Saturday, October 11, 2008

How to Store and Use Fresh Tomatoes

These days most people who cook with tomatoes used canned ones from the grocery store, but since this is a gardening blog, let's talk about using fresh ones instead. First, what do you do with a zillion fresh tomatoes? Soon I'll post some recipes for spaghetti sauce and tomato soup, but for now let's consider storing tomatoes till you have time to do something with them. If you'll be able to use your tomatoes within a few days, just store them on your kitchen counter, covered with a cloth or in a paper bag to avoid attracting fruit flies and hasten ripening. Do NOT store them in the refrigerator! Refrigeration destroys much of the home-grown taste, leaving you with something little better than those abominations they sell in the supermarket.

The biggest annoyance with fresh tomatoes is peeling them. Blanch them in boiling water for about 30 seconds, and the skins should slip off easily. Or, you can score a shallow "X" in the bottom of each tomato, then blanch them in boiling water for about 15 seconds.

If you have more tomatoes than you can use before they'll rot, you have two options:

  1. Freeze them. Freezing is the quickest, easiest way to deal with a tomato invasion, though you'll need quite a bit of freezer space. Just rinse the tomatoes, pat them dry, put them in freezer bags, and freeze them. When you're ready to use them, thaw them partially and squeeze them out of their skins. That's the most fun part--kind of like popping a giant red zit (er, sorry... I have a gross sense of humor). Then use them as you would canned tomatoes. If you're like me and forget to thaw them till you're ready to use them, just drop them in boiling water till their skins start to peel (about 5-10 seconds), then squeeze them out of their skins.

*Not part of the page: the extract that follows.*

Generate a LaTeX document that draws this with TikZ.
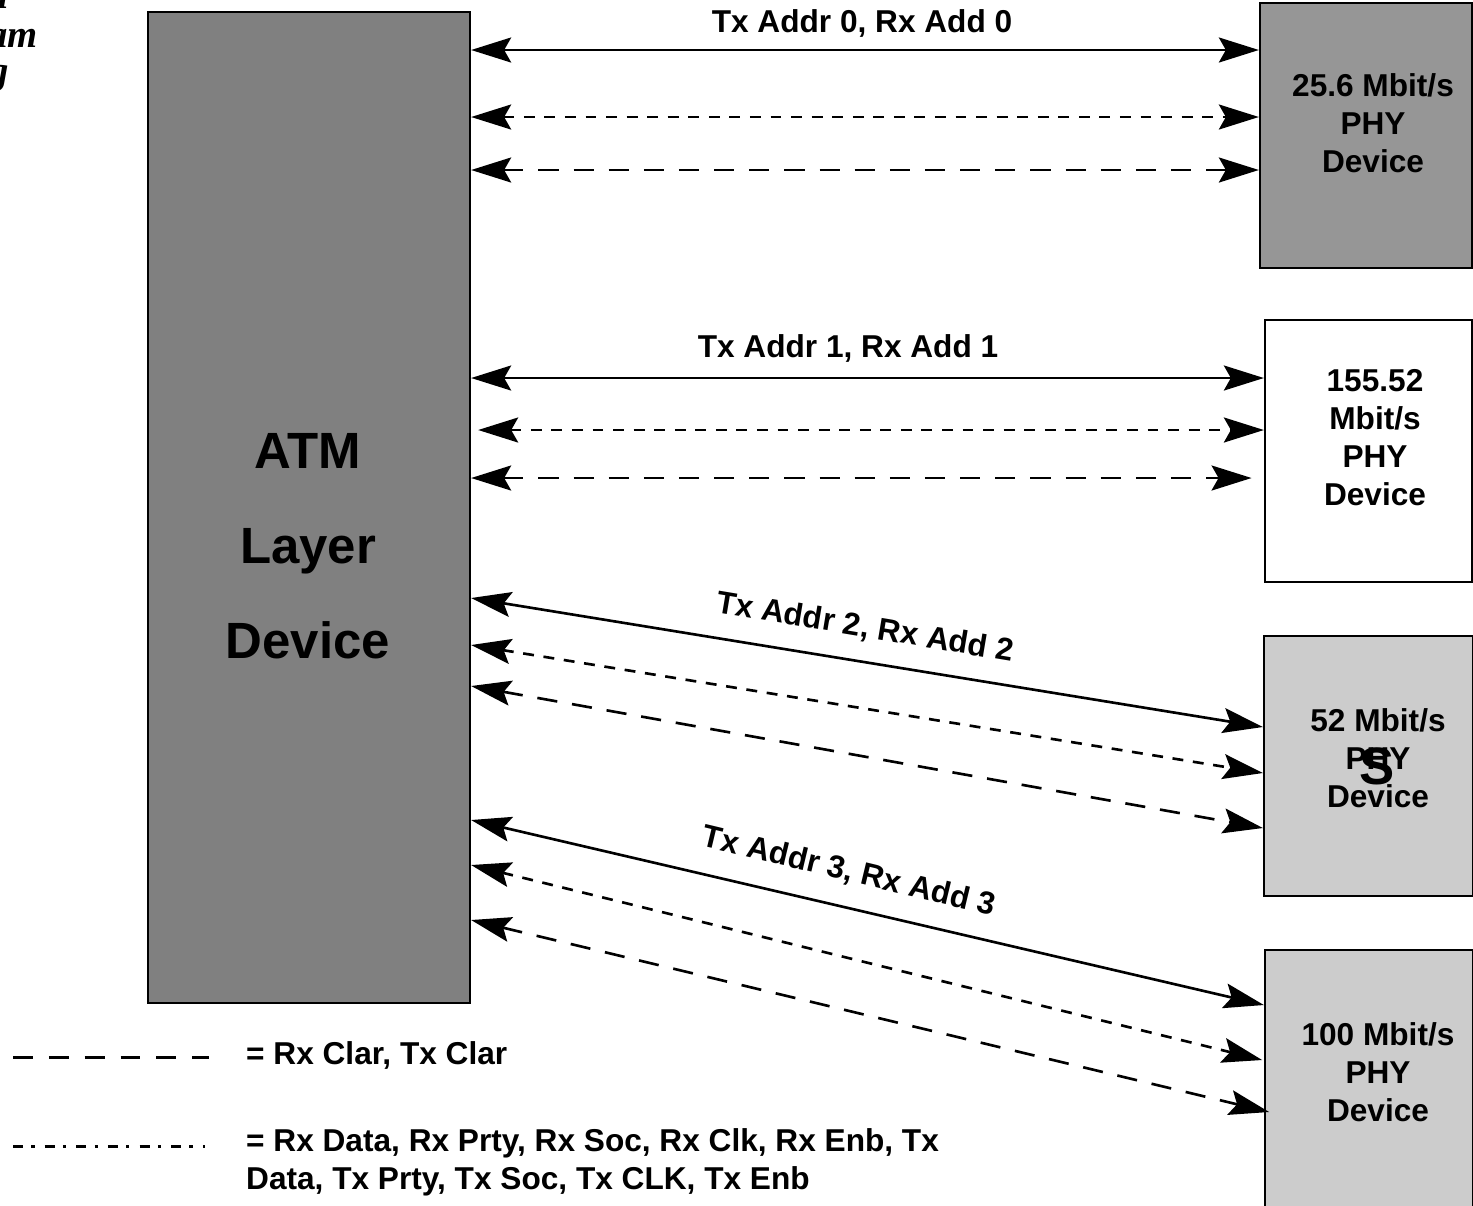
\documentclass[tikz,border=0pt]{standalone}
\usepackage{fontspec}
\setmainfont{Liberation Sans}
\newfontfamily\cutfont{Liberation Serif}
\usetikzlibrary{arrows.meta,positioning,fit}
\definecolor{atmgray}{RGB}{128,128,128}
\definecolor{phydark}{RGB}{150,150,150}
\definecolor{phylight}{RGB}{204,204,204}

\begin{document}
\begin{tikzpicture}[x=0.02cm,y=-0.02cm,
  every node/.style={font=\fontsize{18}{21.6}\selectfont\bfseries,align=center},
  box/.style={draw,line width=1.3pt,inner sep=0pt},
  link/.style={{Stealth[length=0.8cm,width=0.5cm,inset=0.14cm]}-{Stealth[length=0.8cm,width=0.5cm,inset=0.14cm]},line width=1.5pt},
  clarline/.style={link,dash pattern=on 11.5pt off 8.5pt},
  dataline/.style={link,dash pattern=on 6.2pt off 5.5pt},
  clarkey/.style={line width=1.7pt,dash pattern=on 11.3pt off 9.1pt},
  datakey/.style={line width=1.7pt,dash pattern=on 5.7pt off 4.7pt on 1.9pt off 5.7pt},
  cut/.style={anchor=base east,font=\cutfont\fontsize{22}{26}\selectfont\bfseries\itshape}]
  \useasboundingbox (0,0) rectangle (1473,1205);

  \node[cut] (cuta) at (15,8) {m};
  \node[cut] (cutb) at (44,47) {eam};
  \node[cut] (cutc) at (15,83) {g};

  \node[box,fill=atmgray,fit={(148,12) (470,1003)}] (atm) {};
  \node[box,fill=phydark,fit={(1260,3) (1472,268)}] (phya) {};
  \node[box,fill=white,fit={(1265,320) (1472,582)}] (phyb) {};
  \node[box,fill=phylight,fit={(1264,636) (1473,896)}] (phyc) {};
  \node[box,fill=phylight,fit={(1265,950) (1473,1220)}] (phyd) {};

  \node[font=\fontsize{29}{54}\selectfont\bfseries] (atmtxt) at (308,546) {ATM\\Layer\\Device};
  \node (phyatxt) at (1373,123) {25.6 Mbit/s\\PHY\\Device};
  \node (phybtxt) at (1375,438) {155.52\\ Mbit/s\\PHY\\Device};
  \node (phyctxt) at (1378,758) {52 Mbit/s\\PHY\\Device};
  \node[font=\fontsize{30}{34}\selectfont\bfseries] (phycs) at (1377,766) {S};
  \node (phydtxt) at (1378,1072) {100 Mbit/s\\PHY\\Device};

  \draw[link] (atm.east |- 0,50) -- (phya.west |- 0,50);
  \draw[dataline] (atm.east |- 0,117) -- (phya.west |- 0,117);
  \draw[clarline] (atm.east |- 0,170) -- (phya.west |- 0,170);
  \node (lbla) at (862,23) {Tx Addr 0, Rx Add 0};

  \draw[link] (atm.east |- 0,378) -- (phyb.west |- 0,378);
  \draw[dataline] ([xshift=4pt]atm.east |- 0,430) -- (phyb.west |- 0,430);
  \draw[clarline] (atm.east |- 0,478) -- ([xshift=-7pt]phyb.west |- 0,478);
  \node (lblb) at (848,348) {Tx Addr 1, Rx Add 1};

  \draw[link] (atm.east |- 0,598) -- (phyc.west |- 0,727);
  \draw[dataline] (atm.east |- 0,645) -- (phyc.west |- 0,773);
  \draw[clarline] (atm.east |- 0,686) -- (phyc.west |- 0,828);
  \node[rotate=-9.5] (lblc) at (865,628) {Tx Addr 2, Rx Add 2};

  \draw[link] (atm.east |- 0,820) -- (phyd.west |- 0,1005);
  \draw[dataline] (atm.east |- 0,865) -- ([xshift=-1pt]phyd.west |- 0,1060);
  \draw[clarline] (atm.east |- 0,920) -- ([xshift=3pt]phyd.west |- 0,1112);
  \node[rotate=-13.5] (lbld) at (849,872) {Tx Addr 3, Rx Add 3};

  \node[anchor=west] (keyatxt) at (240,1055) {= Rx Clar, Tx Clar};
  \node[anchor=west,align=left] (keybtxt) at (240,1162) {= Rx Data, Rx Prty, Rx Soc, Rx Clk, Rx Enb, Tx\\Data, Tx Prty, Tx Soc, Tx CLK, Tx Enb};
  \coordinate (keya) at (13,1057);
  \coordinate (keyb) at (13,1146);
  \draw[clarkey] (keya) -- (keya -| 209,0);
  \draw[datakey] (keyb) -- (keyb -| 205,0);
\end{tikzpicture}
\end{document}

  2. Can them. Canned homegrown tomatoes are better than the canned tomatoes in the grocery store, and they'll keep indefinitely. Also, tomatoes can be canned in a boiling water bath, so you don't need a pressure canner (though processing times are much shorter with a pressure canner, so if you have one, you'll probably want to use it). There are lots of web sites with instructions for canning tomatoes, but to be safe, choose one from an extension service, so you get current, USDA-approved methods. You want to avoid botulism unless you have a large life insurance policy with me as the beneficiary. Here are a few reliable sites:

With these techniques, you can enjoy your tomato harvest well into winter. Have fun!